Changing diets tends to have much greater potential to save water.

Avoiding AI to save water? Change your diet first

I’ve seen lots recently on avoiding AI use to reduce water consumption - fair enough, but it seems dietary change would be more effective. A quick breakdown:

First thing to note, the figure I made above is based on estimates and averages and simple calculations,1 but the general direction seems consistent.

For instance: prompts vary in resource requirements; water security concerns vary depending on the context rather than just an absolute number (dryer or wetter places, politics, etc.). To note also, I’m using a combined green, blue and grey water values to give total water footprint.

I’ll happily update the graph below if someone has better estimates but I suspect the pattern will be similar.

In short: Yes, there are water concerns with AI use, but these operational costs are in the scale of hundreds of thousands to millions of times less water requirements than a single standard beef burger.

That’s not to say we shouldn’t be concerned about resource costs of AI, but to contextualise that these water demands are much smaller than common food choices.

But of course, this graph just shows values for AI operations when many are concerned about the larger water footprint required for the associated data centres - so how does this total footprint compare to beef?

Let’s go bigger than just AI. The International Energy Agency (IEA) estimated last year that the data centre sector (all data centres, AI and beyond) consumes 560 billion litres/year of water.2 For clarity AI accounts for around 15% of this total data centre electricity demand.

Now let’s estimate some values for the total water footprint of global beef production. Mekonnen & Hoekstra3 estimate that the beef cattle sector accounts for 7.98×10¹⁴ litres/year per year of water footprint.
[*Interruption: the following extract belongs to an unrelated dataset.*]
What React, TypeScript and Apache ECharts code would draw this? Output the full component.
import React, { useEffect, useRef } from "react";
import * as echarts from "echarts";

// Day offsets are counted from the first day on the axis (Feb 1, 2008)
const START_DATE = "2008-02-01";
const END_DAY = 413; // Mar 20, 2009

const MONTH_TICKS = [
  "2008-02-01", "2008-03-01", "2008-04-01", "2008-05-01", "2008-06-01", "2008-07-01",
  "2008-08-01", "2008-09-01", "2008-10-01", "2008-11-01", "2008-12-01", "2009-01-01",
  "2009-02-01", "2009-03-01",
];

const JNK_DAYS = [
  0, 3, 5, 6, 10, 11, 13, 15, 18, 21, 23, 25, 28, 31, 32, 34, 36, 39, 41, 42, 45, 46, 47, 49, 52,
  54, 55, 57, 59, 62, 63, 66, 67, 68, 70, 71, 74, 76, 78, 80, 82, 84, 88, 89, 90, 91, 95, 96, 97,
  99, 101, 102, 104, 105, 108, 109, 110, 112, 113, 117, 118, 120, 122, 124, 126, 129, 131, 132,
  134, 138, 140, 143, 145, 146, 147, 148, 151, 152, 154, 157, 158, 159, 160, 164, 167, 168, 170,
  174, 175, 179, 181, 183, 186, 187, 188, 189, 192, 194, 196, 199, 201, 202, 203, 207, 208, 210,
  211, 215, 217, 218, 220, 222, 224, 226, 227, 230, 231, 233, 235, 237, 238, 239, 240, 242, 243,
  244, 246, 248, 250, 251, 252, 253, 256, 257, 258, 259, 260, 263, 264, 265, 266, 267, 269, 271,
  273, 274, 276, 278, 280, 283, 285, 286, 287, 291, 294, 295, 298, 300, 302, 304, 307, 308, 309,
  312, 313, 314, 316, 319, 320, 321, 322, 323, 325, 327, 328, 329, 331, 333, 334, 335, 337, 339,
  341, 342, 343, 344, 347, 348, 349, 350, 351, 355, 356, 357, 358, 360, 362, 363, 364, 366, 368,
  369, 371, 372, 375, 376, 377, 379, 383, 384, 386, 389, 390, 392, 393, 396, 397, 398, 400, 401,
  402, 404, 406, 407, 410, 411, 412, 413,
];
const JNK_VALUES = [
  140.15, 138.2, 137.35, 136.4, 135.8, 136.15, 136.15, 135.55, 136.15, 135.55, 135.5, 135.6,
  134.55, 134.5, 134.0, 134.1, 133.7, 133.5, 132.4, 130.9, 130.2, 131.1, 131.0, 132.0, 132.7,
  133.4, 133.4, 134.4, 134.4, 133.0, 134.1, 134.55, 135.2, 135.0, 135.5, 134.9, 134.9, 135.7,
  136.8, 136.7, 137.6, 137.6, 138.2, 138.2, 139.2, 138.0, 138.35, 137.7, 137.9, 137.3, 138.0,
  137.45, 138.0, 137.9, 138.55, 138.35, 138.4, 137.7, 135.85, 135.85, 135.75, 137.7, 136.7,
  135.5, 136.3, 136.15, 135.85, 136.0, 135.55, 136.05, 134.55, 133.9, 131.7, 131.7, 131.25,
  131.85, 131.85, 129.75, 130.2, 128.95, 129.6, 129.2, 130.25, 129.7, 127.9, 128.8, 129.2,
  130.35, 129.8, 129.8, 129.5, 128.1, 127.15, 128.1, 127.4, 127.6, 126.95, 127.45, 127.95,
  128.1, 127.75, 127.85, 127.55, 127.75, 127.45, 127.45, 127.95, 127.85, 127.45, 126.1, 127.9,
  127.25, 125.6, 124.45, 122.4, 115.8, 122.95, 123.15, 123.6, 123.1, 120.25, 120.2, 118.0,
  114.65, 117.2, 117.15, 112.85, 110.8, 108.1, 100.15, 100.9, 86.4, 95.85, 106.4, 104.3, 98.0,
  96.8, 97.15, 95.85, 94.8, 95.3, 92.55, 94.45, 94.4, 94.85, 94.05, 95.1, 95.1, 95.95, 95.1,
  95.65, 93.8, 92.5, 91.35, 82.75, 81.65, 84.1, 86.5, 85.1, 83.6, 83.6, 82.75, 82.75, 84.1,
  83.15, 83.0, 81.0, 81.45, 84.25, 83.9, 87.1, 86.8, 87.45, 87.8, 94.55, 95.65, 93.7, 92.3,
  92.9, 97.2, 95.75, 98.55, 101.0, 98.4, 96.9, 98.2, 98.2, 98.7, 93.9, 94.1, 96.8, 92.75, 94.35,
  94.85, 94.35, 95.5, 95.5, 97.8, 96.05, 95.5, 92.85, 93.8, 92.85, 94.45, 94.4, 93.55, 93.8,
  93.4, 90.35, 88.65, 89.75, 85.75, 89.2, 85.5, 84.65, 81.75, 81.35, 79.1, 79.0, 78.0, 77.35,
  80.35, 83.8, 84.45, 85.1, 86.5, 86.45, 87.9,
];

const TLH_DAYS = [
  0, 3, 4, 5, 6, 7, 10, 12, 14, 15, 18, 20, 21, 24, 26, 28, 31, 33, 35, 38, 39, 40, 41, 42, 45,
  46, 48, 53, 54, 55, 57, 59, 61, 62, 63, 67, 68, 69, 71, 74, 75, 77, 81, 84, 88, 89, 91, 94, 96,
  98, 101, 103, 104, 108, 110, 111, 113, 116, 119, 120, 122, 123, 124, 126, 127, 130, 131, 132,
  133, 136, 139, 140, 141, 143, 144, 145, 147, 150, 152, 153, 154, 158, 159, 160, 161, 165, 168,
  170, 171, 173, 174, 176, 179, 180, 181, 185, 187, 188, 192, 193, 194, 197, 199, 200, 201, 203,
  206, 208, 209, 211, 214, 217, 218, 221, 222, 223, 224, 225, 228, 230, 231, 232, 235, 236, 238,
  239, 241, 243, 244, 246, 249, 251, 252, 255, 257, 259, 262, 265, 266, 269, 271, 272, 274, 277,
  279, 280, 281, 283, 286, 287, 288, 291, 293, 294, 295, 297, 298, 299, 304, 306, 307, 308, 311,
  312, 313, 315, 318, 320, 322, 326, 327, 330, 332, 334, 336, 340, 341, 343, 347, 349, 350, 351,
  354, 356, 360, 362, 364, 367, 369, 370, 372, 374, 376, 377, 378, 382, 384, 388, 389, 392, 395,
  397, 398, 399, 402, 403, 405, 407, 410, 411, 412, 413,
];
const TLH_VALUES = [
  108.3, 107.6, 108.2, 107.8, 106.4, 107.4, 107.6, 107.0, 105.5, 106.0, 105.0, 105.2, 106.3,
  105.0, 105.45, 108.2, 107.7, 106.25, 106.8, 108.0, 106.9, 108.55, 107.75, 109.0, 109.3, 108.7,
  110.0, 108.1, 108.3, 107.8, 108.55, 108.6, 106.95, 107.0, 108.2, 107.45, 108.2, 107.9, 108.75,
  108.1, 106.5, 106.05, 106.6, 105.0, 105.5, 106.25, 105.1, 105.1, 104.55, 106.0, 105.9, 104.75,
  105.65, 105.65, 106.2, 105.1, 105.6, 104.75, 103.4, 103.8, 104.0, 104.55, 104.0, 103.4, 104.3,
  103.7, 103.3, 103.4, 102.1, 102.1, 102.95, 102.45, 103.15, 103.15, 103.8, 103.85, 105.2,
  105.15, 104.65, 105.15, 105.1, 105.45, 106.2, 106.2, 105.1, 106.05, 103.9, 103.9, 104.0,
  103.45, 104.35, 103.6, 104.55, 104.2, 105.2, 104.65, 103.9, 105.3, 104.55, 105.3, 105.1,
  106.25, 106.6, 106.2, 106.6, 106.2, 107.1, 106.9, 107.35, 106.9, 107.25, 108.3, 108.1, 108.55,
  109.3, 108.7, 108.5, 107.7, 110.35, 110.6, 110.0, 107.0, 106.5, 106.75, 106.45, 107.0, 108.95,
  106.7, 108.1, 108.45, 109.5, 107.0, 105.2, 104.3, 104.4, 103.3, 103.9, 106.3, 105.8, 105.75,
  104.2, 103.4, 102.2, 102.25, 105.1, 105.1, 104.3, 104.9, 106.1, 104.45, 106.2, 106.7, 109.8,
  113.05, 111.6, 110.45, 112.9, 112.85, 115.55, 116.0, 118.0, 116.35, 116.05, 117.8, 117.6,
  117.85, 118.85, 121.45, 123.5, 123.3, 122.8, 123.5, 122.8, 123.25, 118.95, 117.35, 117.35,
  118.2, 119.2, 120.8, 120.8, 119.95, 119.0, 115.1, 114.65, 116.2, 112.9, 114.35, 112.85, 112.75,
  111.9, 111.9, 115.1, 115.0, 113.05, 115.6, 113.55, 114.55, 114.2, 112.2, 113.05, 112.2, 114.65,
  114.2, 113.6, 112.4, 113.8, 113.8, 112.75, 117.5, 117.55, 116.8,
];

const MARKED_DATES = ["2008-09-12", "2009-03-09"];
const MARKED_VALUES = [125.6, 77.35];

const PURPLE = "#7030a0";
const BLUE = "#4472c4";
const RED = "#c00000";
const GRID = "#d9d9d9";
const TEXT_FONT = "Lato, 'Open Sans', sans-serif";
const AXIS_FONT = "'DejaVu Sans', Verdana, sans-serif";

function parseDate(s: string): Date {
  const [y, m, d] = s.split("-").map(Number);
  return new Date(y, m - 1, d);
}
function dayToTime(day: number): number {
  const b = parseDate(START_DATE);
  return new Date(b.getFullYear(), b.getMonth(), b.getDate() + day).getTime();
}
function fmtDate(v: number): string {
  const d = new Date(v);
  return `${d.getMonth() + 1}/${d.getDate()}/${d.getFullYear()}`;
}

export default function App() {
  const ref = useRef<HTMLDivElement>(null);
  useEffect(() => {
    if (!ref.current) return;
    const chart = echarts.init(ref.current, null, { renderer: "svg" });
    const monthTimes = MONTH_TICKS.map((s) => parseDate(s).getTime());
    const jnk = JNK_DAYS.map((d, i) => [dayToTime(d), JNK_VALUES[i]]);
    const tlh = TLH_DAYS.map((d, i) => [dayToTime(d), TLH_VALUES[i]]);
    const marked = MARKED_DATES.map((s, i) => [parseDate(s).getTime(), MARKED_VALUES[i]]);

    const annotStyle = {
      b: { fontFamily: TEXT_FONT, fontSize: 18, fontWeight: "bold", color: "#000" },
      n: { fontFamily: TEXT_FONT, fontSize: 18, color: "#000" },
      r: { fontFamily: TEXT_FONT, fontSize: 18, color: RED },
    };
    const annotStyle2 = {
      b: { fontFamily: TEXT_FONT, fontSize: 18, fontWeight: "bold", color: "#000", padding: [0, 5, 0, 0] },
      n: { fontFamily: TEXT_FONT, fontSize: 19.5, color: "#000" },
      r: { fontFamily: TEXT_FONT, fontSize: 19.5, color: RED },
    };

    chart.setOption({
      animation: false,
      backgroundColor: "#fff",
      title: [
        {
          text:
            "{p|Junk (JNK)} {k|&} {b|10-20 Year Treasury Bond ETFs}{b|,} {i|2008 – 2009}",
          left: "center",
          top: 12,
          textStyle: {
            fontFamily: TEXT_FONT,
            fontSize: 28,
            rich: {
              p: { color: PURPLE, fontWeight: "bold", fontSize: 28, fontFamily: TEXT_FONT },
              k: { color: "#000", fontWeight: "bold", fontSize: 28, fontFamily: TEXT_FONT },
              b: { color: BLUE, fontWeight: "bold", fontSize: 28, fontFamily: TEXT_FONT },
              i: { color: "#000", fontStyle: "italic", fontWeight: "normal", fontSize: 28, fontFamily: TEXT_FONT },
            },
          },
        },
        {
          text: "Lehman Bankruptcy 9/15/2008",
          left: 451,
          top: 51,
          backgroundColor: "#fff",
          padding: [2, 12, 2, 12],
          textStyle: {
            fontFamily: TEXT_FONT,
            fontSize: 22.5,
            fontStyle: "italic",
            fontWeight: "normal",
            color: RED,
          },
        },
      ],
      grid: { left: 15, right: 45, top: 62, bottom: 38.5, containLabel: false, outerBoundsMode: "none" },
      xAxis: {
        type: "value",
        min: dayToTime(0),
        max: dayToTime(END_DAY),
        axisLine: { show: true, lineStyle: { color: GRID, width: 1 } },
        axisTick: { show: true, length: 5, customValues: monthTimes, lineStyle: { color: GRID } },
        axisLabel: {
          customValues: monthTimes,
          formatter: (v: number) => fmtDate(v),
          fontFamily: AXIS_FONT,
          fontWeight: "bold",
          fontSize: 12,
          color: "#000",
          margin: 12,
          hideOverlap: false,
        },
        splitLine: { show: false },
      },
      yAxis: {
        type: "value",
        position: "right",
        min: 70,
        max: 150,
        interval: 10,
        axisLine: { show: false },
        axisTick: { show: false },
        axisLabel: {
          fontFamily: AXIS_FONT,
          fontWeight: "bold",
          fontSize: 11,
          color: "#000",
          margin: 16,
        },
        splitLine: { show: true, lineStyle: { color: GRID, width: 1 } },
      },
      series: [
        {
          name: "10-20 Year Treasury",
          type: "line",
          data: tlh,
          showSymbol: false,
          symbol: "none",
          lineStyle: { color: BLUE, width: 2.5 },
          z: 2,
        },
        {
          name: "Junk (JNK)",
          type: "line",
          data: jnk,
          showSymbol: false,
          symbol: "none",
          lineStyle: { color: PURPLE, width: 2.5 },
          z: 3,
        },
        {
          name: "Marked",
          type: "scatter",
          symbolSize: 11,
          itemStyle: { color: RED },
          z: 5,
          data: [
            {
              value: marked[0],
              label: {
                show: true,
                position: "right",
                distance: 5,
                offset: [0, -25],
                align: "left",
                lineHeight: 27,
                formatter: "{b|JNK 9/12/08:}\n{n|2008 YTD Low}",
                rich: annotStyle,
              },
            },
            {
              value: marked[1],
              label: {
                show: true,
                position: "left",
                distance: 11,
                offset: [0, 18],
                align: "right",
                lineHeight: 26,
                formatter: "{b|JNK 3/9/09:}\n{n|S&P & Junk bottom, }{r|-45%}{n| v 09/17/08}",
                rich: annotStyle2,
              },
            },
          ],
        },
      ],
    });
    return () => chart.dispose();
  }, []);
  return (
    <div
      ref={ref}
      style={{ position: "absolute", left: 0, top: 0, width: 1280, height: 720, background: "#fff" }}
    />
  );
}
Or we could use the FAO global beef figures (76.6 million tonnes in 2023) and multiply that by the global average beef water requirements (15,415 litre/kg)4 and we get 1.181×1015 litres/year total.
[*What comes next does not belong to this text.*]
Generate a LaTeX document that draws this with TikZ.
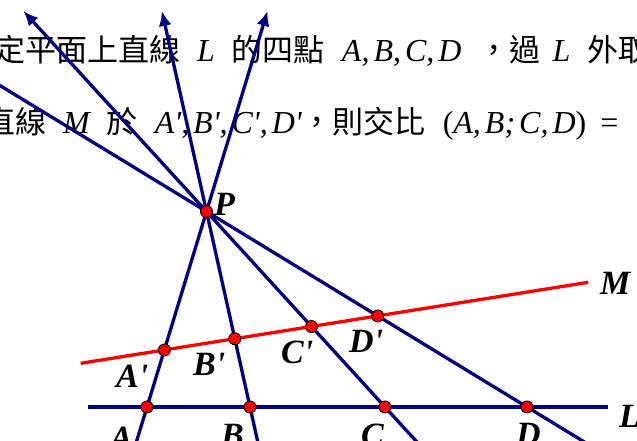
\documentclass[tikz,border=0pt]{standalone}
\usepackage{fontspec}
\setmainfont{Liberation Serif}
\newfontfamily\zhfont{Noto Sans CJK TC}
\usetikzlibrary{arrows.meta, calc}
\definecolor{navy}{RGB}{0,0,128}
\newcommand{\gap}{\hspace{17pt}}
\newcommand{\vr}[1]{{\rmfamily\fontsize{32}{32}\selectfont\itshape #1}}
\newcommand{\pr}{\textquotesingle}
\newcommand{\cm}{,\hspace{4pt}}

\begin{document}
\begin{tikzpicture}[
    x=1pt, y=-1pt,
    ray/.style={draw=navy, line width=3.3pt},
    arr/.style={ray, -{Latex[length=15pt, width=13pt]}},
    mline/.style={draw=red, line width=3.3pt},
    dot/.style={circle, draw=black, line width=0.9pt, fill=red,
                inner sep=0pt, minimum size=12pt},
    lbl/.style={font=\fontsize{34}{34}\selectfont\bfseries\itshape,
                anchor=base west, inner sep=0pt},
    txt/.style={font=\fontsize{31}{31}\selectfont\zhfont,
                anchor=base west, inner sep=0pt},
]
\useasboundingbox (0,0) rectangle (637,441);
\clip (0,0) rectangle (637,441);

% text above the figure
\node[txt] (t1) at (-6,62) {定平面上直線\gap\vr{L}\gap 的四點\gap\vr{A\cm B\cm C\cm D}\gap，過\hspace{12pt}\vr{L}\gap 外取一點};
\node[txt] (t2) at (-16,134) {直線\gap\vr{M}\gap 於\gap\vr{A\pr\cm B\pr\cm C\pr\cm D\pr}，則交比\gap{\rmfamily\fontsize{32}{32}\selectfont(\vr{A\cm B;\hspace{4pt}C\cm D})\hspace{14pt}=}};

% points
\coordinate (P) at (206.5,211.5);
\coordinate (A) at (147,407);
\coordinate (B) at (250,407);
\coordinate (C) at (385,407);
\coordinate (D) at (527,407);
\coordinate (Ls) at (88,407);
\coordinate (Le) at (608,407);
\coordinate (Ms) at (80.7,363.3);
\coordinate (Me) at (588.3,282.3);
\coordinate (Ap) at (intersection of P--A and Ms--Me);
\coordinate (Bp) at (intersection of P--B and Ms--Me);
\coordinate (Cp) at (intersection of P--C and Ms--Me);
\coordinate (Dp) at (intersection of P--D and Ms--Me);

% lines through P
\foreach \p in {A,B,C}
    \draw[arr] ($(P)!1.25!(\p)$) -- ($(\p)!2.026!(P)$);
\draw[ray] ($(P)!1.25!(D)$) -- ($(D)!1.8!(P)$);
\draw[ray] (Ls) -- (Le);
\draw[mline] (Ms) -- (Me);

\foreach \p in {P,A,B,C,D,Ap,Bp,Cp,Dp}
    \node[dot] (d\p) at (\p) {};

% labels
\node[lbl] (lP) at (214,215) {P};
\node[lbl] (lAp) at (116,387) {A\pr};
\node[lbl] (lBp) at (193,375) {B\pr};
\node[lbl] (lCp) at (281,363) {C\pr};
\node[lbl] (lDp) at (349,352) {D\pr};
\node[lbl] (lA) at (110,449) {A};
\node[lbl] (lB) at (221,446) {B};
\node[lbl] (lC) at (361,446) {C};
\node[lbl] (lD) at (516,445) {D};
\node[lbl] (lM) at (600,294) {M};
\node[lbl] (lL) at (619,427) {L};
\end{tikzpicture}
\end{document}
Which gives us a ballpark for global beef production requiring 798 trillion to 1.18 quadrillion litres of water per year.

So we can estimate that beef production alone uses somewhere between x1400 to x2100 the water footprint of the entire global data centre footprint - And that’s just beef, not including dairy or the wider livestock figure.

Again, these are quick estimates from what I could find but in summary: yes, we should refrain from overuse of AI on water security grounds, but if you’re looking to save water, transformative improvements will come from prioritising dietary changes.

This post was originally on LinkedIn and led to some nice debate in the comments.